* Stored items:

==================================================

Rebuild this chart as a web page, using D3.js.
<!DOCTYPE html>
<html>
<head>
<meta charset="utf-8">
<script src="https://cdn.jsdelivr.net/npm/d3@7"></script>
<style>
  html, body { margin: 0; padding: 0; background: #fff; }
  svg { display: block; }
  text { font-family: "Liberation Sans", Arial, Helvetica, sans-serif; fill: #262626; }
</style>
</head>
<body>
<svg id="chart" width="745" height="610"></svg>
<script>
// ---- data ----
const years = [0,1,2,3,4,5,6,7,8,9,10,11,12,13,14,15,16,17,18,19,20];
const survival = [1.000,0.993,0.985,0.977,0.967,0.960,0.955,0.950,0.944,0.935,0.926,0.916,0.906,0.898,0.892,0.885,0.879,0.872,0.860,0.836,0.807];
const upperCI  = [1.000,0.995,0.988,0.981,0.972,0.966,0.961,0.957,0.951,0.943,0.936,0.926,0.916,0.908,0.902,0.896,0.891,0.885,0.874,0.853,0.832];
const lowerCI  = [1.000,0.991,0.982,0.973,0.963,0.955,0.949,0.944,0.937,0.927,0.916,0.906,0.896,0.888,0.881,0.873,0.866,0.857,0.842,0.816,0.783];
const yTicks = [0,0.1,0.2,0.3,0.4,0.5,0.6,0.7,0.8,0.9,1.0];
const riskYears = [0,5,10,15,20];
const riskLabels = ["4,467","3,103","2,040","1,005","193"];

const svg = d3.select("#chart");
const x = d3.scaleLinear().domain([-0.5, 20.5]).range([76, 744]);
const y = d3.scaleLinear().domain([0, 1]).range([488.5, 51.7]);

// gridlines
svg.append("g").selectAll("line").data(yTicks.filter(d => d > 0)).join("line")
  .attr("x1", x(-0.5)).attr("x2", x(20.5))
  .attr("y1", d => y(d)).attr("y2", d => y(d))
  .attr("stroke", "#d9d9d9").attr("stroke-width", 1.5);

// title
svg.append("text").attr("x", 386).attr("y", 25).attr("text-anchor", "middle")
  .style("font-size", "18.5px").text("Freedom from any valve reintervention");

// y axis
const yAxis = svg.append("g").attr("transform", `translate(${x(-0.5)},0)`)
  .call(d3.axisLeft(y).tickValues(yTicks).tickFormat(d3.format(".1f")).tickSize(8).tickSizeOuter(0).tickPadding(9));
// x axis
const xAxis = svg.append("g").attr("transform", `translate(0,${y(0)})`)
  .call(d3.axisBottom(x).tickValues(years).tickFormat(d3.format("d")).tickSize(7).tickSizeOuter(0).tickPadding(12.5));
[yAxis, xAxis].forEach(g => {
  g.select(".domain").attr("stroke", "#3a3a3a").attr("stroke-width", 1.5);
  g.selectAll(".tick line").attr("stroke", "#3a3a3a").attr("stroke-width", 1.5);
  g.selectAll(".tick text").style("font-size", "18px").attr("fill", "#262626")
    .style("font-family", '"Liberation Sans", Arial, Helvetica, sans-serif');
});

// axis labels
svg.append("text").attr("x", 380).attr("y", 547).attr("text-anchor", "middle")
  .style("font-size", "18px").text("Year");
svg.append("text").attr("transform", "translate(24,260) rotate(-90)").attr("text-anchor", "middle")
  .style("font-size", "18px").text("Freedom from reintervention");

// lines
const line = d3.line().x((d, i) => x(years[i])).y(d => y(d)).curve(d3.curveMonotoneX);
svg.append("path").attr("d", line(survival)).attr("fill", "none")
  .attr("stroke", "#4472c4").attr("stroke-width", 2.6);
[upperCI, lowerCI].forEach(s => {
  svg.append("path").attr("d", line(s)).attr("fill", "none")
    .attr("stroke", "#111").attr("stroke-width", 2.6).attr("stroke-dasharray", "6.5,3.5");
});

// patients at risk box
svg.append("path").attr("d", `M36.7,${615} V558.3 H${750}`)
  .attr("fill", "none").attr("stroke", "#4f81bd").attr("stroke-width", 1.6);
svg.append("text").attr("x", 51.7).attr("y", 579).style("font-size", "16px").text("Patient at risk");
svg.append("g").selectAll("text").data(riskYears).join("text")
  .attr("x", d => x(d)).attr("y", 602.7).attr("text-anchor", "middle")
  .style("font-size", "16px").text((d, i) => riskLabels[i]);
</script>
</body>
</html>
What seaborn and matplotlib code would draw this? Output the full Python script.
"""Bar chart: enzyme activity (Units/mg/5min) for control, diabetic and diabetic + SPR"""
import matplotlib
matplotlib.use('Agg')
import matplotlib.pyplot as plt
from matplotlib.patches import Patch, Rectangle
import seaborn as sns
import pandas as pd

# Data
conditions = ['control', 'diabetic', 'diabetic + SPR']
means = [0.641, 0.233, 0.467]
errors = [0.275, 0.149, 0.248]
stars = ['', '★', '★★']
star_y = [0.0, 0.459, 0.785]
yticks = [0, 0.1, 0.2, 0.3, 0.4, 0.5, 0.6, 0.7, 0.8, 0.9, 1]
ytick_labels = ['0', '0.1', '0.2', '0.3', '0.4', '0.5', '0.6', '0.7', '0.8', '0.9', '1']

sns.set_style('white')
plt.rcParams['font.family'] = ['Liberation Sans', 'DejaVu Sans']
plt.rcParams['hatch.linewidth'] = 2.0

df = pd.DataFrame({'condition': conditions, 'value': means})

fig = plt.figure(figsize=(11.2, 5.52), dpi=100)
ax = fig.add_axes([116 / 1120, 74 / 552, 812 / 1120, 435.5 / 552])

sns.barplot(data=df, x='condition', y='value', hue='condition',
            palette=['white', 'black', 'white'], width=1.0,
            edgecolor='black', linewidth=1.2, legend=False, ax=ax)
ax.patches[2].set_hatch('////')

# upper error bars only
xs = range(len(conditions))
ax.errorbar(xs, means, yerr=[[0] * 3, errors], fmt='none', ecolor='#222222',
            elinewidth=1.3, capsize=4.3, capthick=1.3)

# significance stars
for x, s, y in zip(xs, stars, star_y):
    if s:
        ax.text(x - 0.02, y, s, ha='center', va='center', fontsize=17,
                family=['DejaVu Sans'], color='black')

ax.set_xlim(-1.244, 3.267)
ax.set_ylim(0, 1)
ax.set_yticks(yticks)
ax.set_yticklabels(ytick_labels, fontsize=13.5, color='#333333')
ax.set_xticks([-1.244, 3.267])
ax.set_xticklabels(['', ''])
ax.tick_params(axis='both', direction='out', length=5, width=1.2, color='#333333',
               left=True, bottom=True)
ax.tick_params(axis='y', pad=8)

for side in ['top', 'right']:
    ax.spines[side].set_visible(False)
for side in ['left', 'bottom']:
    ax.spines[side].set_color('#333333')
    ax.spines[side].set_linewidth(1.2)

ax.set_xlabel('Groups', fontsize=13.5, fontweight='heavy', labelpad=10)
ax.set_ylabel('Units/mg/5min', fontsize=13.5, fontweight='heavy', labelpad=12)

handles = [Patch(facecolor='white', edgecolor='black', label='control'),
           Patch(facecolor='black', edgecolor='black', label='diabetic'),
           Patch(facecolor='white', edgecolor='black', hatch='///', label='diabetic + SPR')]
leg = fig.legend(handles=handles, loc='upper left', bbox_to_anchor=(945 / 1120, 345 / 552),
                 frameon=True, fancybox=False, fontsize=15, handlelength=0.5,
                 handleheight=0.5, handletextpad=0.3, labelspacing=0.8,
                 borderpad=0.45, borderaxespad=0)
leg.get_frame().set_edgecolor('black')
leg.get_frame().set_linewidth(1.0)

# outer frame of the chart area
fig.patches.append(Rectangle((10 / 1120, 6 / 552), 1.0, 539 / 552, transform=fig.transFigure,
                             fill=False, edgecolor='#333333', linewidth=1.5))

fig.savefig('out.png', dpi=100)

==================================================

* What this task involves: From the entries above, extract only the lines running from the one containing "What seaborn and" through the one containing "ax = fig.add_axes([116", inclusive.

* Response below:
What seaborn and matplotlib code would draw this? Output the full Python script.
"""Bar chart: enzyme activity (Units/mg/5min) for control, diabetic and diabetic + SPR"""
import matplotlib
matplotlib.use('Agg')
import matplotlib.pyplot as plt
from matplotlib.patches import Patch, Rectangle
import seaborn as sns
import pandas as pd

# Data
conditions = ['control', 'diabetic', 'diabetic + SPR']
means = [0.641, 0.233, 0.467]
errors = [0.275, 0.149, 0.248]
stars = ['', '★', '★★']
star_y = [0.0, 0.459, 0.785]
yticks = [0, 0.1, 0.2, 0.3, 0.4, 0.5, 0.6, 0.7, 0.8, 0.9, 1]
ytick_labels = ['0', '0.1', '0.2', '0.3', '0.4', '0.5', '0.6', '0.7', '0.8', '0.9', '1']

sns.set_style('white')
plt.rcParams['font.family'] = ['Liberation Sans', 'DejaVu Sans']
plt.rcParams['hatch.linewidth'] = 2.0

df = pd.DataFrame({'condition': conditions, 'value': means})

fig = plt.figure(figsize=(11.2, 5.52), dpi=100)
ax = fig.add_axes([116 / 1120, 74 / 552, 812 / 1120, 435.5 / 552])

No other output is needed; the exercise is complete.